> _EXERCISE_
The required output is the block of lines from the line with "Reproduce this chart with matplotlib." to the line with "mse_two_unknown = [0.38, 0.32, 0.28, 0.26, 0.20]", endpoints included and pictures omitted.

> _DATA FOR THIS EXERCISE_

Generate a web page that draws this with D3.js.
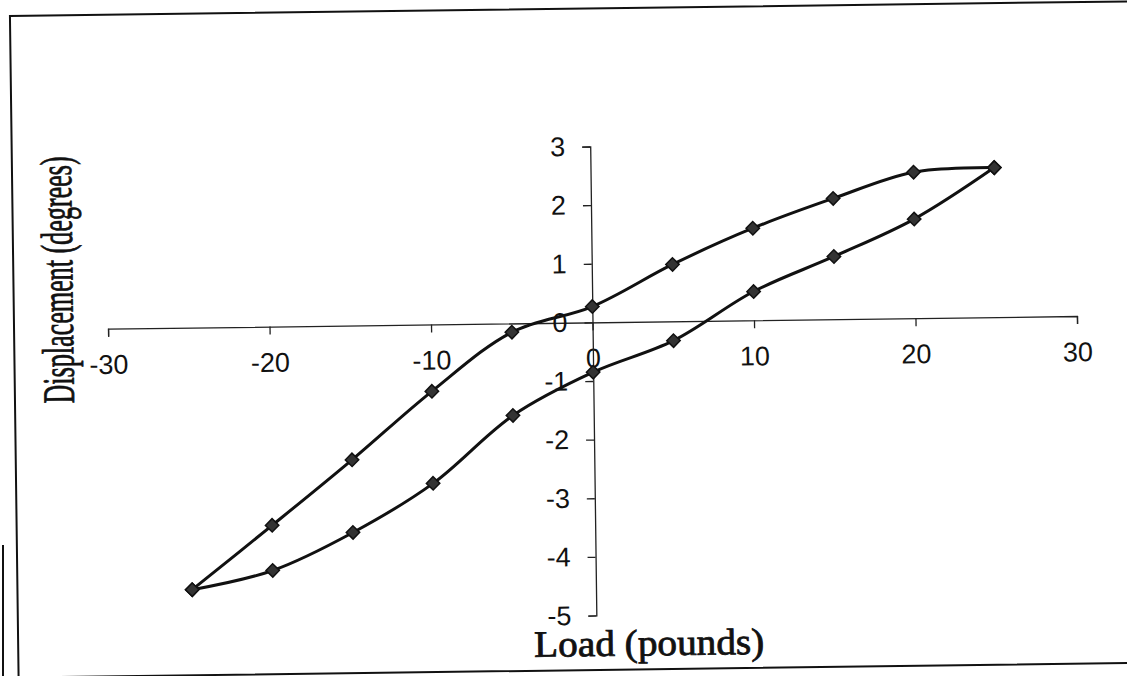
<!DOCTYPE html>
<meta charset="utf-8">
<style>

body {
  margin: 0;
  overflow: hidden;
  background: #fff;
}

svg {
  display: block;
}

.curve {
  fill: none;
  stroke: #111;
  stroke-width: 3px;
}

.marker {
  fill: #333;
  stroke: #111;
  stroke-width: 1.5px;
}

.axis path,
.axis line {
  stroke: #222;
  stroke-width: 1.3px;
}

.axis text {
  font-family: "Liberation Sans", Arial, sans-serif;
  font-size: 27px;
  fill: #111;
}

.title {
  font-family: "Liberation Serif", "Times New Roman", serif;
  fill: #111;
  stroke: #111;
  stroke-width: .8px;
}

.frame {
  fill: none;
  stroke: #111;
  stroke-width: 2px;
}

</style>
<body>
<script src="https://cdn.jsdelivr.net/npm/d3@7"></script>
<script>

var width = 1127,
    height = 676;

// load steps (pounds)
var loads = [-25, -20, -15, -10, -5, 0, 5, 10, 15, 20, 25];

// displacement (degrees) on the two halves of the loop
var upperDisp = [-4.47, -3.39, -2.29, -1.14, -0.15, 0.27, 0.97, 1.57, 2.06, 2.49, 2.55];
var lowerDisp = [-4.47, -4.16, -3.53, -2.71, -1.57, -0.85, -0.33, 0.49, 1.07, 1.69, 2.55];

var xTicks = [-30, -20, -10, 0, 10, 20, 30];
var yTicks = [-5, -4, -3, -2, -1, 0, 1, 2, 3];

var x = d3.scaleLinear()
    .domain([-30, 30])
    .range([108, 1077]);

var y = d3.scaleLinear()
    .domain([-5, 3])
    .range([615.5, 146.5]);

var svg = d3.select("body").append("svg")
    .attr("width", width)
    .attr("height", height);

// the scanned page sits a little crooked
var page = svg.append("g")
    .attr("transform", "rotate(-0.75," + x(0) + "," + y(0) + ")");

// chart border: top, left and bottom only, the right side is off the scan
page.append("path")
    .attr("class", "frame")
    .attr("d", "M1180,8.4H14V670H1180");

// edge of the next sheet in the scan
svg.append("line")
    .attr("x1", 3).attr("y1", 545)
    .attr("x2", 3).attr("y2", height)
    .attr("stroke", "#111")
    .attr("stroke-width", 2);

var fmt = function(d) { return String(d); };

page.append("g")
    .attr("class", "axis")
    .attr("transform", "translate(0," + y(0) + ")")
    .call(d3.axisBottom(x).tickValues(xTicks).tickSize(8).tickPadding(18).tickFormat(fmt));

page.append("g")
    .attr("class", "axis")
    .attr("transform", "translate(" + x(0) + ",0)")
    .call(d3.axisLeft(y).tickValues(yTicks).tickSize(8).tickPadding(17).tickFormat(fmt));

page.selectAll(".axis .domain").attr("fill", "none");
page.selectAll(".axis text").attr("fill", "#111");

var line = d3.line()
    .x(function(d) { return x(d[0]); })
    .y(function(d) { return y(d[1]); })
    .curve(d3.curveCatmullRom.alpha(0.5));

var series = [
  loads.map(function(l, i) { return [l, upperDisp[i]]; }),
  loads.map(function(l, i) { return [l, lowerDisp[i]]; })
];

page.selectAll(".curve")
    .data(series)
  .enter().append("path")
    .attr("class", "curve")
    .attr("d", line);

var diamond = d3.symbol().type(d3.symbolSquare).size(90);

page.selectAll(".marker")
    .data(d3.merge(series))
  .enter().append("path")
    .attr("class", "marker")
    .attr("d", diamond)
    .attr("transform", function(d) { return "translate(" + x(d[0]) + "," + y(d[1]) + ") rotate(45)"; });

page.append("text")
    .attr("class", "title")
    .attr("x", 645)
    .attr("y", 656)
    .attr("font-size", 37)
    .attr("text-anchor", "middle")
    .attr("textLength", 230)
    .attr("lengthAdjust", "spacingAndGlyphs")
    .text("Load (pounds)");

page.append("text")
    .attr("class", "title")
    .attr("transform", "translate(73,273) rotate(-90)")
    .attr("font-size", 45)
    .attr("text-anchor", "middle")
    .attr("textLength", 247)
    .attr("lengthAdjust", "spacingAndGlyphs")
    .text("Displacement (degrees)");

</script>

...

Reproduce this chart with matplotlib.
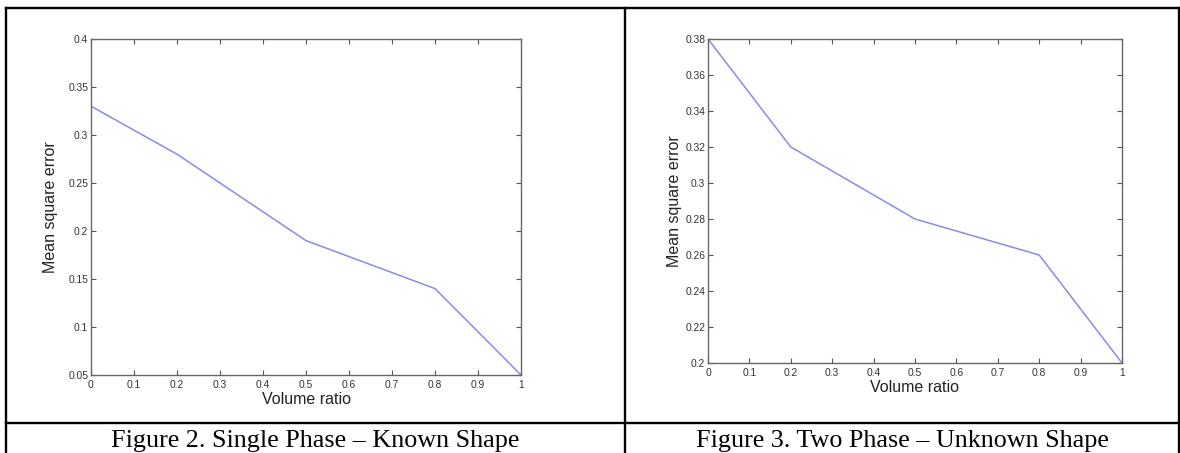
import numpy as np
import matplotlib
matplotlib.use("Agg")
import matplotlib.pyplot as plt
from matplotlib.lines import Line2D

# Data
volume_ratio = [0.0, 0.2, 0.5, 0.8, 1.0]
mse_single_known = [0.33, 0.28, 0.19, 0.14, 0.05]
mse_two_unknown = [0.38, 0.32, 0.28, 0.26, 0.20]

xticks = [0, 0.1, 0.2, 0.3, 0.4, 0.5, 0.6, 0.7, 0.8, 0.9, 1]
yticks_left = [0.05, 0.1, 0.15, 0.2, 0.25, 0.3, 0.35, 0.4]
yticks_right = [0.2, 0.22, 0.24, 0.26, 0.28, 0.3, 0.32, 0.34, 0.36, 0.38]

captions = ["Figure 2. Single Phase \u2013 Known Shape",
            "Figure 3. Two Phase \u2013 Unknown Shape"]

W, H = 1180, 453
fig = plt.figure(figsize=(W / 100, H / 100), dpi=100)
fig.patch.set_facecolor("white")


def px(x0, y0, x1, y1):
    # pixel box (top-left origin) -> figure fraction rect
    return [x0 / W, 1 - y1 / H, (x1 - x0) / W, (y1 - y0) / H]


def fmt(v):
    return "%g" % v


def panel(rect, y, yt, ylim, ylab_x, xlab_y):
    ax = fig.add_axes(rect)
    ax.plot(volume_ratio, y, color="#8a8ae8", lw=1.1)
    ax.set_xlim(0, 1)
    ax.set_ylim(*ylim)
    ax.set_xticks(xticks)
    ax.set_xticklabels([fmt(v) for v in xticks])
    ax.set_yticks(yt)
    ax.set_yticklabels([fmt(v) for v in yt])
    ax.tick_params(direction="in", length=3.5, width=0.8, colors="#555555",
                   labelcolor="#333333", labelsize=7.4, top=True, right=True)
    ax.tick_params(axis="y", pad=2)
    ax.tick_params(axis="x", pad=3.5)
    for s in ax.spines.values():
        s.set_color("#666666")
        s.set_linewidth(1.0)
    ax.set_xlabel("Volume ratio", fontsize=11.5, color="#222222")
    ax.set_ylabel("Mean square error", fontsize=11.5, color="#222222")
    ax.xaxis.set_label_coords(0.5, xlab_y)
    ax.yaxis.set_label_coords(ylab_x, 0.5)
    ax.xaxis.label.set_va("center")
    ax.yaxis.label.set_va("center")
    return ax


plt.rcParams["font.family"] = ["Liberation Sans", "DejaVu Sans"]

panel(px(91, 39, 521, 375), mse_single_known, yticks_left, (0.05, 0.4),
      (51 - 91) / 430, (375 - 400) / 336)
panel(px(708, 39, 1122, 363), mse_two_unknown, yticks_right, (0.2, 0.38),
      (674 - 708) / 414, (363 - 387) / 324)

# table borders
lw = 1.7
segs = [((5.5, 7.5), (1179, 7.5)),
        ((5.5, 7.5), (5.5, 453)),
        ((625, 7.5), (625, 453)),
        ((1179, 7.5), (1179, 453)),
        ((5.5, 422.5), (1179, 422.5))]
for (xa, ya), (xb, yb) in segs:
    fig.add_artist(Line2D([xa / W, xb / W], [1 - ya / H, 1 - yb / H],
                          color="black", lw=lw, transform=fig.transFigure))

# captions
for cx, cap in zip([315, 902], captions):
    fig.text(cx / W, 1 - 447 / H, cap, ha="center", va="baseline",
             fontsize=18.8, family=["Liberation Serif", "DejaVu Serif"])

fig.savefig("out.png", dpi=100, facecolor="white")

> _TASK RESPONSE_
Reproduce this chart with matplotlib.
import numpy as np
import matplotlib
matplotlib.use("Agg")
import matplotlib.pyplot as plt
from matplotlib.lines import Line2D

# Data
volume_ratio = [0.0, 0.2, 0.5, 0.8, 1.0]
mse_single_known = [0.33, 0.28, 0.19, 0.14, 0.05]
mse_two_unknown = [0.38, 0.32, 0.28, 0.26, 0.20]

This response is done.